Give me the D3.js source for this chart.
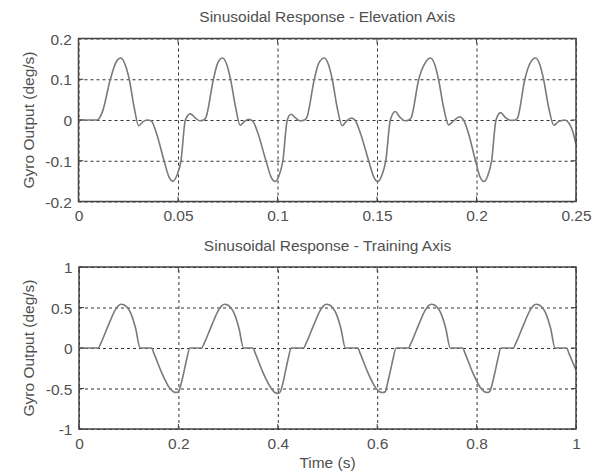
<!DOCTYPE html>
<html><head><meta charset="utf-8">
<script src="https://cdn.jsdelivr.net/npm/d3@7"></script>
<style>
body{margin:0;background:#fff;}
text{font-family:"Liberation Sans",Arial,Helvetica,sans-serif;fill:#505050;}
</style>
</head><body>
<svg id="chart" width="602" height="476"></svg>
<script>
// ---- Data ----
const elevTime = [
 0, 0.0093, 0.012, 0.016, 0.019, 0.0213, 0.0235, 0.0255, 0.028, 0.0302, 0.0325, 0.0344, 0.0365, 0.039, 0.043, 0.0455, 0.0475, 0.0495, 0.0515, 0.0537, 0.0562, 0.0585, 0.061, 0.0628,
 0.064, 0.0678, 0.070, 0.0724, 0.0745, 0.0764, 0.079, 0.0812, 0.0835, 0.0855, 0.0876, 0.090, 0.0942, 0.0968, 0.0988, 0.1008, 0.1027, 0.1049, 0.1068, 0.109, 0.1115, 0.1135,
 0.1147, 0.1185, 0.1208, 0.1236, 0.1256, 0.1275, 0.130, 0.1325, 0.1348, 0.1372, 0.1392, 0.1415, 0.1458, 0.1484, 0.1504, 0.1524, 0.1544, 0.1567, 0.1592, 0.1615, 0.1642, 0.166,
 0.1672, 0.171, 0.1742, 0.1769, 0.179, 0.1809, 0.1835, 0.186, 0.1885, 0.1915, 0.1935, 0.1958, 0.1995, 0.2018, 0.2037, 0.2057, 0.2076, 0.2098, 0.2121, 0.2145, 0.2178, 0.2195,
 0.2207, 0.2243, 0.2270, 0.2297, 0.2318, 0.2337, 0.2363, 0.2389, 0.2412, 0.2445, 0.2465, 0.2485, 0.25
];
const elevValue = [
 0, 0, 0.02, 0.1, 0.143, 0.152, 0.135, 0.1, 0.03, -0.014, -0.004, 0, -0.002, -0.03, -0.1, -0.14, -0.15, -0.135, -0.1, 0, 0.015, 0.006, -0.002, 0,
 0.006, 0.1, 0.14, 0.152, 0.136, 0.1, 0.03, -0.013, -0.003, 0.002, -0.003, -0.03, -0.1, -0.14, -0.151, -0.136, -0.1, 0, 0.014, 0.005, -0.002, 0,
 0.006, 0.1, 0.14, 0.152, 0.136, 0.1, 0.03, -0.014, -0.002, 0.005, -0.002, -0.03, -0.1, -0.14, -0.151, -0.136, -0.1, 0, 0.021, 0.007, -0.002, 0,
 0.006, 0.1, 0.14, 0.152, 0.136, 0.1, 0.03, -0.012, -0.002, 0.008, 0, -0.03, -0.1, -0.14, -0.151, -0.136, -0.1, 0, 0.018, 0.006, -0.001, 0,
 0.006, 0.1, 0.14, 0.152, 0.136, 0.1, 0.03, -0.013, -0.004, 0, -0.008, -0.03, -0.06
];
const trainTime = [
 0, 0.039, 0.044, 0.059, 0.073, 0.079, 0.085, 0.091, 0.097, 0.104, 0.114, 0.123,
 0.146, 0.151, 0.166, 0.183, 0.190, 0.196, 0.201, 0.206, 0.212, 0.217, 0.223,
 0.247, 0.252, 0.267, 0.281, 0.287, 0.293, 0.299, 0.305, 0.312, 0.322, 0.331,
 0.350, 0.355, 0.370, 0.387, 0.394, 0.400, 0.405, 0.410, 0.416, 0.421, 0.427,
 0.452, 0.457, 0.472, 0.486, 0.492, 0.498, 0.504, 0.510, 0.517, 0.527, 0.536,
 0.561, 0.566, 0.581, 0.598, 0.605, 0.611, 0.616, 0.621, 0.627, 0.632, 0.638,
 0.663, 0.668, 0.683, 0.697, 0.703, 0.709, 0.715, 0.721, 0.728, 0.738, 0.747,
 0.772, 0.777, 0.792, 0.809, 0.816, 0.822, 0.827, 0.832, 0.838, 0.843, 0.849,
 0.874, 0.879, 0.894, 0.908, 0.914, 0.920, 0.926, 0.932, 0.939, 0.949, 0.958,
 0.981, 0.986, 1.0
];
const trainValue = [
 0, 0, 0.06, 0.28, 0.47, 0.52, 0.54, 0.53, 0.50, 0.43, 0.24, 0,
 0, -0.07, -0.30, -0.50, -0.54, -0.55, -0.53, -0.43, -0.27, -0.13, 0,
 0, 0.06, 0.28, 0.47, 0.52, 0.54, 0.53, 0.50, 0.43, 0.24, 0,
 0, -0.07, -0.30, -0.50, -0.55, -0.56, -0.54, -0.44, -0.27, -0.13, 0,
 0, 0.06, 0.28, 0.47, 0.52, 0.54, 0.53, 0.50, 0.43, 0.24, 0,
 0, -0.07, -0.30, -0.50, -0.54, -0.55, -0.54, -0.43, -0.27, -0.13, 0,
 0, 0.06, 0.28, 0.47, 0.52, 0.54, 0.53, 0.50, 0.43, 0.24, 0,
 0, -0.07, -0.30, -0.50, -0.54, -0.55, -0.53, -0.43, -0.27, -0.13, 0,
 0, 0.06, 0.28, 0.47, 0.52, 0.54, 0.53, 0.50, 0.43, 0.24, 0,
 0, -0.07, -0.27
];
const elevXTicks = [0, 0.05, 0.1, 0.15, 0.2, 0.25];
const elevXLabels = ["0", "0.05", "0.1", "0.15", "0.2", "0.25"];
const elevYTicks = [-0.2, -0.1, 0, 0.1, 0.2];
const elevYLabels = ["-0.2", "-0.1", "0", "0.1", "0.2"];
const trainXTicks = [0, 0.2, 0.4, 0.6, 0.8, 1];
const trainXLabels = ["0", "0.2", "0.4", "0.6", "0.8", "1"];
const trainYTicks = [-1, -0.5, 0, 0.5, 1];
const trainYLabels = ["-1", "-0.5", "0", "0.5", "1"];
const panelTitles = ["Sinusoidal Response - Elevation Axis", "Sinusoidal Response - Training Axis"];
const yAxisLabel = "Gyro Output (deg/s)";
const xAxisLabel = "Time (s)";

// ---- Drawing ----
const svg = d3.select("#chart");
const FS = 15.5;

function panel(cfg) {
  const {left, right, top, bottom, xDomain, yDomain, xTicks, xLabels, yTicks, yLabels, times, values, title} = cfg;
  const x = d3.scaleLinear().domain(xDomain).range([left, right]);
  const y = d3.scaleLinear().domain(yDomain).range([bottom, top]);
  const g = svg.append("g");

  // grid
  const gx = g.append("g").attr("transform", `translate(0,${bottom})`)
    .call(d3.axisBottom(x).tickValues(xTicks).tickSize(-(bottom - top)).tickFormat(""));
  const gy = g.append("g").attr("transform", `translate(${left},0)`)
    .call(d3.axisLeft(y).tickValues(yTicks).tickSize(-(right - left)).tickFormat(""));
  [gx, gy].forEach(a => {
    a.select(".domain").remove();
    a.selectAll("line").attr("stroke", "#333").attr("stroke-width", 1).attr("stroke-dasharray", "3,3");
  });

  // curve
  const pts = times.map((t, i) => [t, values[i]]);
  const line = d3.line().x(d => x(d[0])).y(d => y(d[1])).curve(d3.curveMonotoneX);
  g.append("path").datum(pts).attr("d", line).attr("fill", "none")
    .attr("stroke", "#7a7a7a").attr("stroke-width", 1.6).attr("stroke-linejoin", "round");

  // inward ticks
  const tk = g.append("g").attr("stroke", "#444").attr("stroke-width", 1);
  xTicks.forEach(v => {
    tk.append("line").attr("x1", x(v)).attr("x2", x(v)).attr("y1", bottom).attr("y2", bottom - 5);
    tk.append("line").attr("x1", x(v)).attr("x2", x(v)).attr("y1", top).attr("y2", top + 5);
  });
  yTicks.forEach(v => {
    tk.append("line").attr("x1", left).attr("x2", left + 5).attr("y1", y(v)).attr("y2", y(v));
    tk.append("line").attr("x1", right).attr("x2", right - 5).attr("y1", y(v)).attr("y2", y(v));
  });

  // frame
  g.append("rect").attr("x", left).attr("y", top).attr("width", right - left).attr("height", bottom - top)
    .attr("fill", "none").attr("stroke", "#444").attr("stroke-width", 1.5);

  // tick labels
  const lx = d3.axisBottom(x).tickValues(xTicks).tickFormat((d, i) => xLabels[i]).tickSize(0).tickPadding(0);
  const ax = g.append("g").attr("transform", `translate(0,${bottom})`).call(lx);
  ax.select(".domain").remove();
  ax.selectAll("text").attr("y", 19.5).attr("dy", null).attr("font-size", FS)
    .attr("font-family", null).attr("fill", null);
  const ly = d3.axisLeft(y).tickValues(yTicks).tickFormat((d, i) => yLabels[i]).tickSize(0).tickPadding(0);
  const ay = g.append("g").attr("transform", `translate(${left},0)`).call(ly);
  ay.select(".domain").remove();
  ay.selectAll("text").attr("x", -6.5).attr("dy", "0.36em").attr("font-size", FS)
    .attr("font-family", null).attr("fill", null);

  // title
  g.append("text").attr("x", (left + right) / 2).attr("y", top - 16.5)
    .attr("text-anchor", "middle").attr("font-size", FS).text(title);

  // y label
  g.append("text").attr("transform", `translate(33.5,${(top + bottom) / 2}) rotate(-90)`)
    .attr("text-anchor", "middle").attr("font-size", FS).text(yAxisLabel);
  return {x, y};
}

panel({left: 78.5, right: 576, top: 38.5, bottom: 201.5, xDomain: [0, 0.25], yDomain: [-0.2, 0.2],
  xTicks: elevXTicks, xLabels: elevXLabels, yTicks: elevYTicks, yLabels: elevYLabels,
  times: elevTime, values: elevValue, title: panelTitles[0]});
panel({left: 79, right: 576, top: 267, bottom: 429, xDomain: [0, 1], yDomain: [-1, 1],
  xTicks: trainXTicks, xLabels: trainXLabels, yTicks: trainYTicks, yLabels: trainYLabels,
  times: trainTime, values: trainValue, title: panelTitles[1]});

svg.append("text").attr("x", 327.5).attr("y", 468).attr("text-anchor", "middle")
  .attr("font-size", FS).text(xAxisLabel);
</script>
</body></html>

◆ Task to complete ◆
Each line that holds the word "chart" is to be copied.

◆ Solution to this task ◆
Give me the D3.js source for this chart.
<svg id="chart" width="602" height="476"></svg>
const svg = d3.select("#chart");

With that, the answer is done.